# Quilly the cuddle monster



## jdlover90 (Jun 14, 2010)

It's a proud and precious moment when they'll cuddle like this with you! 


Anyone else have any cute and cuddly pictures of their hedgie to share?? Please post them up.


----------



## fracturedcircle (May 31, 2010)

that's how we cuddle: http://www.flickr.com/photos/fracturedc ... 748279648/

he puts his head on my hand or sticks his nose between my fingers... last night he even tried hugging my hand. :lol: in the meantime, i massage his back with my other hand. i do need to grow a third arm, pronto.


----------



## jdlover90 (Jun 14, 2010)

Awww!  
That's so cute. hehehe.


----------



## shaelikestaquitos (Feb 2, 2010)

D'awwwww

I have yet to cuddle with my hedgie without his cuddle sack.

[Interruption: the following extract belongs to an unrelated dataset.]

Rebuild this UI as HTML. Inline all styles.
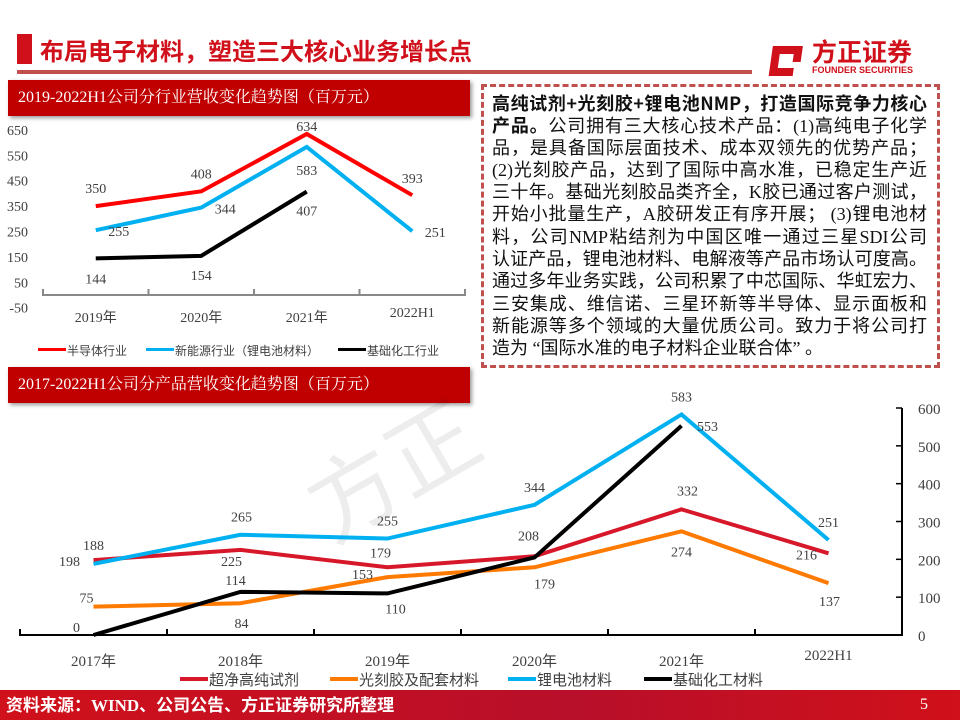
<!DOCTYPE html>
<html><head><meta charset="utf-8">
<style>
body{margin:0;width:960px;height:720px;overflow:hidden;background:#fff;font-family:"Liberation Serif","Noto Serif CJK SC",serif;position:relative}
.abs{position:absolute}
.hdr{position:absolute;left:8px;width:462px;height:36px;background:#c00000;color:#fff;font-size:16px;line-height:36px;padding-left:10px;box-sizing:border-box;box-shadow:2px 2px 4px #999;font-family:"Liberation Serif","Noto Serif CJK SC",serif}
#txt{position:absolute;left:481px;top:84px;width:459px;height:284px;border:3px dashed #c0504d;box-sizing:border-box;padding:5px 10px 0 8px;font-size:18px;line-height:22.3px;color:#111;font-family:"Liberation Serif","Noto Sans CJK SC",sans-serif}
#txt div{text-align:justify;text-align-last:justify;white-space:nowrap;height:22.3px;overflow:visible}
#txt div.last{text-align-last:left}
svg text{font-family:"Liberation Serif","Noto Sans CJK SC",serif}
</style></head><body>
<div class="abs" style="left:17px;top:34px;width:15px;height:30px;background:#d0101a"></div>
<div class="abs" style="left:40px;top:33px;font-size:24px;font-weight:bold;color:#d0101a;font-family:'Noto Sans CJK SC',sans-serif;line-height:34px">布局电子材料，塑造三大核心业务增长点</div>
<div class="abs" style="left:17px;top:70px;width:735px;height:4px;background:#c0504d"></div>
<div class="abs" style="left:768px;top:38px;width:160px;height:42px">
 <svg width="40" height="40" style="position:absolute;left:0;top:0"><path d="M6 8 H36 V24 H28 V16 H14 V30 H30 V38 H6 Z" fill="#d0101a" transform="skewX(-8)"/></svg>
 <div style="position:absolute;left:44px;top:-2px;font-size:25px;font-weight:bold;color:#d0101a;font-family:'Noto Sans CJK SC',sans-serif;line-height:30px">方正证券</div>
 <div style="position:absolute;left:44px;top:27px;font-size:9px;font-weight:bold;color:#d0101a;font-family:'Liberation Sans',sans-serif">FOUNDER SECURITIES</div>
</div>
<div class="hdr" style="top:80px">2019-2022H1公司分行业营收变化趋势图（百万元）</div>
<div class="hdr" style="top:367px">2017-2022H1公司分产品营收变化趋势图（百万元）</div>
<div id="txt">
<div><b style="font-family:'Noto Sans CJK SC',sans-serif">高纯试剂+光刻胶+锂电池NMP，打造国际竞争力核心</b></div>
<div><b style="font-family:'Noto Sans CJK SC',sans-serif">产品。</b>公司拥有三大核心技术产品：(1)高纯电子化学</div>
<div>品，是具备国际层面技术、成本双领先的优势产品；</div>
<div>(2)光刻胶产品，达到了国际中高水准，已稳定生产近</div>
<div>三十年。基础光刻胶品类齐全，K胶已通过客户测试，</div>
<div>开始小批量生产，A胶研发正有序开展； (3)锂电池材</div>
<div>料，公司NMP粘结剂为中国区唯一通过三星SDI公司</div>
<div>认证产品，锂电池材料、电解液等产品市场认可度高。</div>
<div>通过多年业务实践，公司积累了中芯国际、华虹宏力、</div>
<div>三安集成、维信诺、三星环新等半导体、显示面板和</div>
<div>新能源等多个领域的大量优质公司。致力于将公司打</div>
<div class="last">造为 “国际水准的电子材料企业联合体” 。</div>
</div>
<div class="abs" style="left:300px;top:400px;font-size:90px;color:rgba(0,0,0,0.07);transform:rotate(-30deg);font-family:'Noto Sans CJK SC',sans-serif">方正</div>
<svg id="c1" class="abs" style="left:0;top:118px" width="480" height="248"></svg>
<svg id="c2" class="abs" style="left:0;top:380px" width="960" height="310"></svg>
<div class="abs" style="left:0;top:690px;width:960px;height:30px;background:linear-gradient(90deg,#d0101a,#b80f2a 60%,#d0101a)"></div>
<div class="abs" style="left:6px;top:694px;color:#fff;font-size:17px;font-weight:bold;font-family:'Liberation Serif','Noto Sans CJK SC',serif;line-height:24px">资料来源：WIND、公司公告、方正证券研究所整理</div>
<div class="abs" style="left:920px;top:696px;color:#fff;font-size:16px">5</div>
<script>
// ---------- Chart 1 data ----------
const c1Cats=["2019年","2020年","2021年","2022H1"];
const c1Semi=[350,408,634,393];
const c1NewEnergy=[255,344,583,251];
const c1Chem=[144,154,407];
const c1Ticks=[650,550,450,350,250,150,50,-50];
const c1Names=["半导体行业","新能源行业（锂电池材料）","基础化工行业"];
// ---------- Chart 2 data ----------
const c2Cats=["2017年","2018年","2019年","2020年","2021年","2022H1"];
const c2Ultra=[198,225,179,208,332,216];
const c2Photo=[75,84,153,179,274,137];
const c2Battery=[188,265,255,344,583,251];
const c2Chem=[0,114,110,205,553];
const c2Ticks=[0,100,200,300,400,500,600];
const c2Names=["超净高纯试剂","光刻胶及配套材料","锂电池材料","基础化工材料"];

const NS="http://www.w3.org/2000/svg";
function mk(svg,tag,attrs,txt){const e=document.createElementNS(NS,tag);for(const k in attrs)e.setAttribute(k,attrs[k]);if(txt!==undefined)e.textContent=txt;svg.appendChild(e);return e;}

// Chart 1 (svg top = 118)
(function(){
 const s=document.getElementById('c1');
 const y=v=>295-118-(v)*25.4/100;
 const x=i=>43+(i+0.5)*(422/4);
 c1Ticks.forEach(t=>{const e=mk(s,'text',{x:28,y:y(t)+5,'text-anchor':'end','font-size':14,fill:'#404040'},t);
  });
 const ax=mk(s,'path',{d:`M43 ${y(0)-6} V${y(0)} H465 V${y(0)-6}`+[1,2,3].map(i=>` M${43+i*105.5} ${y(0)} V${y(0)-6}`).join(''),stroke:'#888',fill:'none','stroke-width':2});
 
 c1Cats.forEach((c,i)=>{const e=mk(s,'text',{x:x(i),y:i==3?199:204,'text-anchor':'middle','font-size':14,fill:'#404040'},c);
  });
 const series=[[c1Semi,'#ff0000',[[0,-18],[0,-18],[0,-8],[0,-17]]],[c1NewEnergy,'#00b0f0',[[23,1],[24,1],[0,23],[23,1]]],[c1Chem,'#000',[[0,20],[0,19],[0,19]]]];
 series.forEach(([d,col,off],si)=>{
  const p=mk(s,'polyline',{points:d.map((v,i)=>x(i)+','+y(v)).join(' '),fill:'none',stroke:col,'stroke-width':4});
  
  d.forEach((v,i)=>{const t=mk(s,'text',{x:x(i)+off[i][0],y:y(v)+off[i][1]+5,'text-anchor':'middle','font-size':14,fill:'#404040'},v);
   });
 });
 const lx=[38,146,338],cols=['#ff0000','#00b0f0','#000'];
 c1Names.forEach((n,i)=>{const g=mk(s,'g',{});
  mk(g,'rect',{x:lx[i],y:230,width:28,height:3,fill:cols[i]});
  mk(g,'text',{x:lx[i]+29,y:237,'font-size':12,fill:'#404040'},n);});
})();

// Chart 2 (svg top = 380)
(function(){
 const s=document.getElementById('c2');
 const y=v=>635-380-v*227/600;
 const x=i=>20+(i+0.5)*147;
 c2Ticks.forEach(t=>{const e=mk(s,'text',{x:918,y:y(t)+6,'font-size':15,fill:'#404040'},t);
  
  mk(s,'line',{x1:896,x2:902,y1:y(t),y2:y(t),stroke:'#000','stroke-width':1.5});});
 const ax=mk(s,'path',{d:`M902 ${y(600)} V${y(0)} H20 V${y(0)-6}`+[1,2,3,4,5].map(i=>` M${20+i*147} ${y(0)} V${y(0)-6}`).join(''),stroke:'#000',fill:'none','stroke-width':2});
 
 c2Cats.forEach((c,i)=>{const e=mk(s,'text',{x:x(i),y:i==5?280:286,'text-anchor':'middle','font-size':15,fill:'#404040'},c);
  });
 const series=[
  [c2Ultra,'#d7182a',[[-24,1],[-9,11],[-7,-15],[-6,-21],[6,-19],[-22,1]]],
  [c2Photo,'#ff7a00',[[-7,-9],[1,20],[-25,-3],[10,16],[0,20],[1,18]]],
  [c2Battery,'#00b0f0',[[0,-19],[1,-18],[0,-18],[0,-18],[0,-18],[0,-18]]],
  [c2Chem,'#000',[[-17,-8],[-5,-12],[8,15],[0,0],[26,0]]]];
 series.forEach(([d,col,off],si)=>{
  const p=mk(s,'polyline',{points:d.map((v,i)=>x(i)+','+y(v)).join(' '),fill:'none',stroke:col,'stroke-width':4});
  
  d.forEach((v,i)=>{if(si==3&&i==3)return;const t=mk(s,'text',{x:x(i)+off[i][0],y:y(v)+off[i][1]+5,'text-anchor':'middle','font-size':14,fill:'#404040'},v);
   });
 });
 const lx=[180,330,508,644],cols=['#d7182a','#ff7a00','#00b0f0','#000'];
 c2Names.forEach((n,i)=>{const g=mk(s,'g',{});
  mk(g,'rect',{x:lx[i],y:297,width:28,height:4,fill:cols[i]});
  mk(g,'text',{x:lx[i]+29,y:305,'font-size':15,fill:'#404040'},n);});
})();
</script>
</body></html>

He does not like being exposed when awake, unfortunately


----------



## bangeranggg (Apr 28, 2010)

I have had Brillo since Sunday and any cuddle session we have had has been with his cuddle sack. Today I had to pick him up with my hands rather than the cuddle sack to investigate and look for blood. The investigation didn't go too well, because he started cuddling with me! I was so surprised. I didn't turn down the chance of the bonding time.  Tonight I'm going to try and cuddle again without the cuddle sack.


----------



## EryBee (May 23, 2010)

I was thinking about this post today when I was at the vet and Phin was running around and fussing himself into oblivion. Finally he came over to me and settled his head down on my hand was was like, "Mom, can we go home now?"


----------



## jdlover90 (Jun 14, 2010)

Aww yeah! It's so cute when they look at you with that expression that says, "Mommmaa, let's go!" or "momma do I have to??" :lol:


----------